Listening through this album over and over, it made me realize that Tzompantli are probably the first band since Nile that have made me feel really invested in a centuries’ gone culture. Don’t get me wrong, I do not wish to erase the existence of modern Indigenous peoples still fighting and living in Mexico and Latin America as a whole, and certainly greater Mezoamerican cultures and peoples existed much closer to today than Nile‘s ancient Egyptian cultures did, but it’s no secret the empires of these people are no more thanks to rampaging Spanish conquest and imperialism. Still, it’s precisely all of these points that make Tzompantli‘s existence a point of pride not to mention something different. It’s not often you see a band like this breakthrough and out into the larger underground scene stateside, but that’s exactly what they have achieved between a stellar debut and now a war clubbing, skull harvesting, human sacrificing sophomore album that carries the legacy onward.

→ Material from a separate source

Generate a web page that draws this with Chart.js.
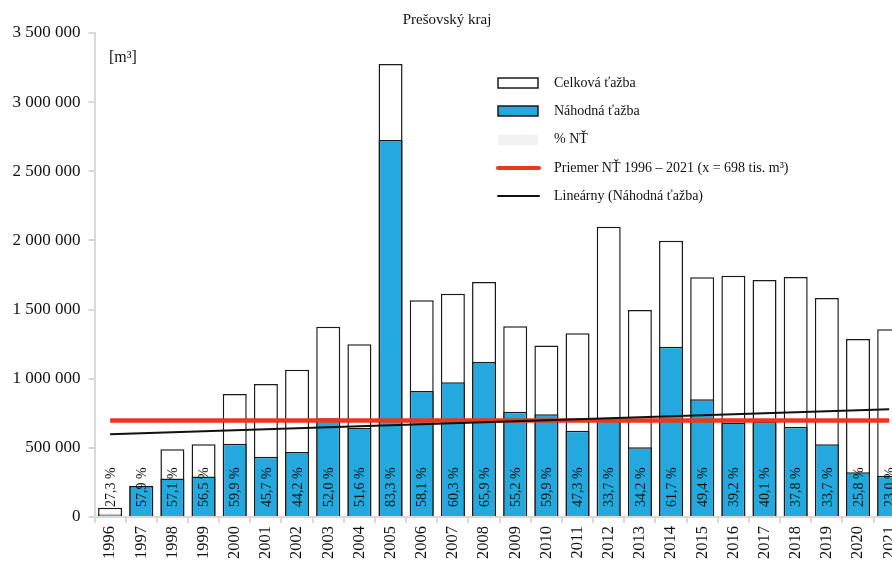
<!DOCTYPE html>
<html>
<head>
<meta charset="utf-8">
<script src="https://cdn.jsdelivr.net/npm/chart.js@4"></script>
<style>
  html, body { margin: 0; padding: 0; background: #fff; overflow: hidden; width: 892px; height: 564px; }
  #wrap { width: 912px; height: 564px; }
</style>
</head>
<body>
<div id="wrap"><canvas id="chart" width="912" height="564"></canvas></div>
<script>
// data
const years = ['1996','1997','1998','1999','2000','2001','2002','2003','2004','2005','2006','2007','2008',
               '2009','2010','2011','2012','2013','2014','2015','2016','2017','2018','2019','2020','2021'];
const totalHarvest = [67000, 224000, 490000, 526000, 889000, 962000, 1065000, 1375000, 1250000, 3276000,
                      1568000, 1615000, 1699000, 1380000, 1240000, 1328000, 2099000, 1497000, 1998000,
                      1733000, 1745000, 1714000, 1735000, 1584000, 1287000, 1357000];
const randomHarvest = [18000, 224000, 278000, 293000, 530000, 436000, 470000, 714000, 643000, 2726000,
                       911000, 974000, 1121000, 761000, 743000, 624000, 707000, 504000, 1231000,
                       851000, 684000, 687000, 653000, 526000, 323000, 299000];
const randomPct = [27.3, 57.9, 57.1, 56.5, 59.9, 45.7, 44.2, 52.0, 51.6, 83.3, 58.1, 60.3, 65.9,
                   55.2, 59.9, 47.3, 33.7, 34.2, 61.7, 49.4, 39.2, 40.1, 37.8, 33.7, 25.8, 23.0];
const avgRandom = 698000;
const trendStart = 598000;
const trendEnd = 779000;
const yTicks = [0, 500000, 1000000, 1500000, 2000000, 2500000, 3000000, 3500000];

const SERIF = '"Liberation Serif", "Times New Roman", serif';
const BLUE = '#23a9dd';
const RED = '#e8381e';
const GRAY = '#d9d9d9';

const avgLine = years.map(() => avgRandom);
const trendLine = years.map((y, i) => i === 0 ? trendStart : (i === years.length - 1 ? trendEnd : null));

function fmt(v) {
    return String(v).replace(/\B(?=(\d{3})+(?!\d))/g, ' ');
}

// title, unit, % labels and the legend
const extras = {
    id: 'extras',
    afterDraw(chart) {
        const ctx = chart.ctx;
        ctx.save();
        ctx.fillStyle = '#111';
        ctx.textBaseline = 'middle';

        ctx.font = '15px ' + SERIF;
        ctx.textAlign = 'center';
        ctx.fillText('Prešovský kraj', 447, 20);

        ctx.font = '16px ' + SERIF;
        ctx.textAlign = 'left';
        ctx.fillText('[m³]', 109, 58);

        // percentage labels inside the bars
        const meta = chart.getDatasetMeta(1);
        const base = chart.scales.y.getPixelForValue(0);
        ctx.font = '14px ' + SERIF;
        meta.data.forEach((bar, i) => {
            ctx.save();
            ctx.translate(bar.x + 1, base - 10);
            ctx.rotate(-Math.PI / 2);
            ctx.textAlign = 'left';
            ctx.fillText(randomPct[i].toFixed(1).replace('.', ',') + ' %', 0, 0);
            ctx.restore();
        });

        // legend
        const lx = 498, tx = 554;
        const rows = [83, 111, 139.5, 168, 196];
        ctx.lineWidth = 1.5;
        ctx.fillStyle = '#fff';
        ctx.fillRect(lx, rows[0] - 5, 40, 10);
        ctx.strokeStyle = '#1a1a1a';
        ctx.strokeRect(lx, rows[0] - 5, 40, 10);
        ctx.fillStyle = BLUE;
        ctx.fillRect(lx, rows[1] - 5, 40, 10);
        ctx.strokeRect(lx, rows[1] - 5, 40, 10);
        ctx.fillStyle = '#f2f2f2';
        ctx.fillRect(lx, rows[2] - 5, 40, 11);
        ctx.lineCap = 'round';
        ctx.strokeStyle = RED;
        ctx.lineWidth = 4;
        ctx.beginPath(); ctx.moveTo(lx, rows[3]); ctx.lineTo(lx + 41, rows[3]); ctx.stroke();
        ctx.strokeStyle = '#111';
        ctx.lineWidth = 2;
        ctx.beginPath(); ctx.moveTo(lx, rows[4]); ctx.lineTo(lx + 41, rows[4]); ctx.stroke();

        ctx.fillStyle = '#111';
        ctx.font = '14px ' + SERIF;
        ctx.textAlign = 'left';
        const texts = ['Celková ťažba', 'Náhodná ťažba', '% NŤ',
                       'Priemer NŤ 1996 – 2021 (x = 698 tis. m³)', 'Lineárny (Náhodná ťažba)'];
        texts.forEach((t, i) => ctx.fillText(t, tx, rows[i]));
        ctx.restore();
    }
};

new Chart(document.getElementById('chart'), {
    type: 'bar',
    data: {
        labels: years,
        datasets: [
            {
                type: 'line',
                label: 'Lineárny (Náhodná ťažba)',
                data: trendLine,
                spanGaps: true,
                borderColor: '#111',
                borderWidth: 2,
                pointRadius: 0,
                order: 0
            },
            {
                type: 'line',
                label: 'Priemer NŤ 1996 – 2021',
                data: avgLine,
                borderColor: RED,
                borderWidth: 4.5,
                pointRadius: 0,
                order: 1
            },
            {
                label: 'Náhodná ťažba',
                data: randomHarvest,
                backgroundColor: BLUE,
                borderColor: '#1a1a1a',
                borderWidth: 1.5,
                grouped: false,
                categoryPercentage: 1,
                barPercentage: 0.77,
                order: 2
            },
            {
                label: 'Celková ťažba',
                data: totalHarvest,
                backgroundColor: '#fff',
                borderColor: '#1a1a1a',
                borderWidth: 1.5,
                grouped: false,
                categoryPercentage: 1,
                barPercentage: 0.77,
                order: 3
            }
        ]
    },
    options: {
        responsive: false,
        animation: false,
        layout: { padding: { top: 33, right: 1, left: 0, bottom: 0 } },
        plugins: {
            legend: { display: false },
            title: { display: false },
            tooltip: { enabled: false }
        },
        scales: {
            x: {
                offset: true,
                grid: { offset: true, drawOnChartArea: false, color: GRAY, lineWidth: 2, tickLength: 6 },
                border: { color: GRAY, width: 2 },
                ticks: {
                    autoSkip: false, minRotation: 90, maxRotation: 90, padding: 3,
                    color: '#111', font: { family: SERIF, size: 16.5 }
                },
                afterFit(scale) { scale.height = 47; }
            },
            y: {
                min: 0,
                max: 3500000,
                afterBuildTicks(scale) { scale.ticks = yTicks.map(v => ({ value: v })); },
                grid: { drawOnChartArea: false, color: GRAY, lineWidth: 2, tickLength: 6 },
                border: { color: GRAY, width: 2 },
                ticks: {
                    padding: 8, color: '#111', font: { family: SERIF, size: 17 },
                    callback: v => fmt(v)
                },
                afterFit(scale) { scale.width = 94.5; }
            }
        }
    },
    plugins: [extras]
});
</script>
</body>
</html>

Maybe this’ll get more people interested and researching these cultures more. Music’s always been a great spark of information and thirst for knowledge for me and many others – I hope Tzompantli inspire a deeper dive after they enjoy the more metal aspects of Mezoamerican people that lend themselves greatly to the brutality of the music. But even if it’s just for the music, surely Beating the Drums of Ancestral Force delivers on just about every front you can hope for from a death-doom metal album. It grooves, it garrotes, it gangs up on you, menacingly stalking through the jungles until you feel that blow gun dart sting your neck and your faculties melt away like the doomy instrumentation on “Tlayohualli”. Anyway, free Palestine and all Native and Indigenous peoples oppressed by colonizers the world over.